I grew up on Saturday morning superheroes. No matter what the crisis, no matter how evil the villain, there was always someone in tights and a cape that would swoop in to save the day. Nobody wanted to see Clark Kent unless he was ripping open his shirt to reveal Superman. I really connected with that image of knowing what to do and how to act under pressure.

In a large, neurotic family, I had plenty of opportunities to act in the midst of chaos. For a long time I thought crisis was the norm and a cape and tights were the uniform of the day. Its one of the reasons I became a lifeguard and then a lifeguard and first aid and CPR instructor. Protocols beat paralysis all to pieces.

Gradually calm replaced chaos and I came to the realization that the only people who thrive in that environment are police and fire fighters and there’s a reason they retire at age 55. I grew to appreciate the peace and quiet of a relatively normal life.

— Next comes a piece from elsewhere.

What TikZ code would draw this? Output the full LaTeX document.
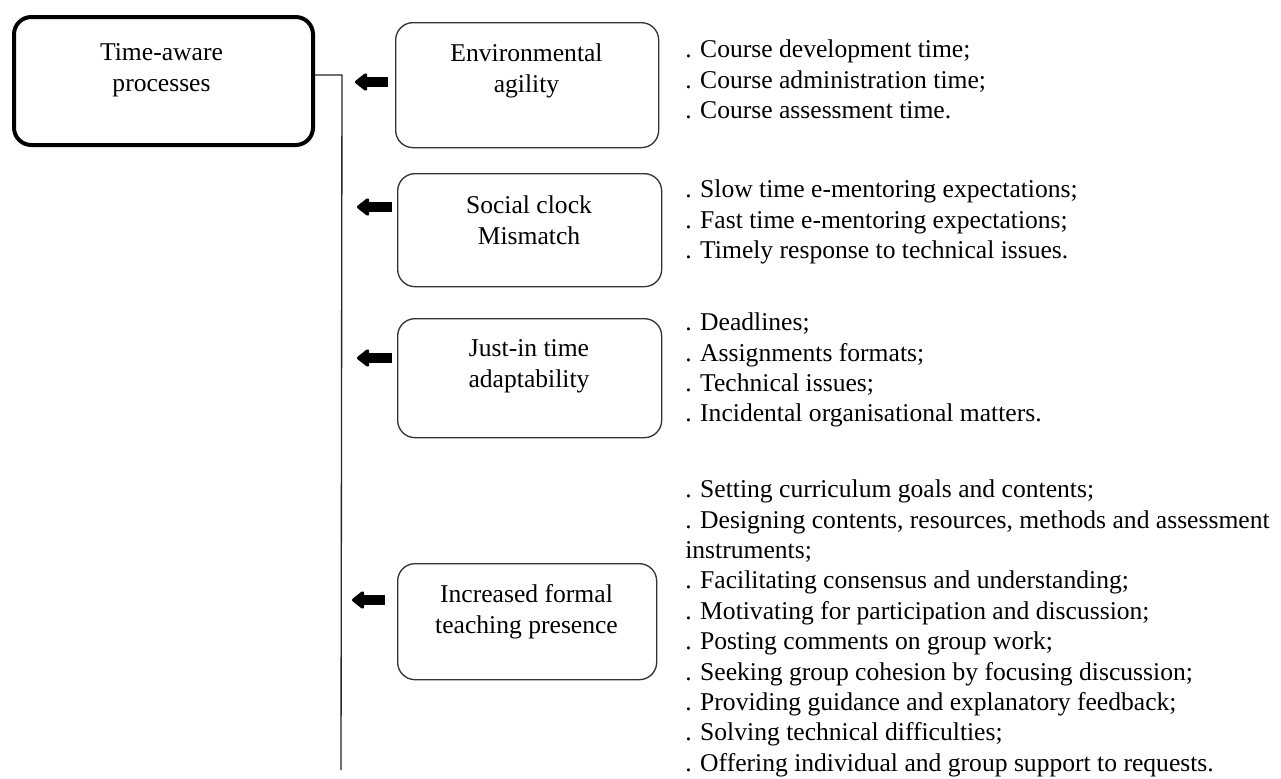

Last year the chaos returned. My aged father’s body began to fail him and over the course of eight months he went from an independent octogenarian to a regular visitor to the critical care ward of his local hospital. It was a two hundred mile commute to his bedside and every visit was an emotional roller coaster. He would get better and talk of going home, he would get worse and not talk at all. When he finally became stable it was a different kind of hell, because he was only healthy enough to be moved to a nursing home. He died on Thanksgiving in 2008.

There was little time to feel guilty about the peace his death brought as I discovered a personal health issue that required immediate surgery and a two-month recuperation. Between the grief and the infections sometimes it took a superhuman effort just to get through the day.

A year has passed and it has been nice to leave my cape and tights in the closet. I’ve had a Clark Kent kind of autumn and loved every minute of it.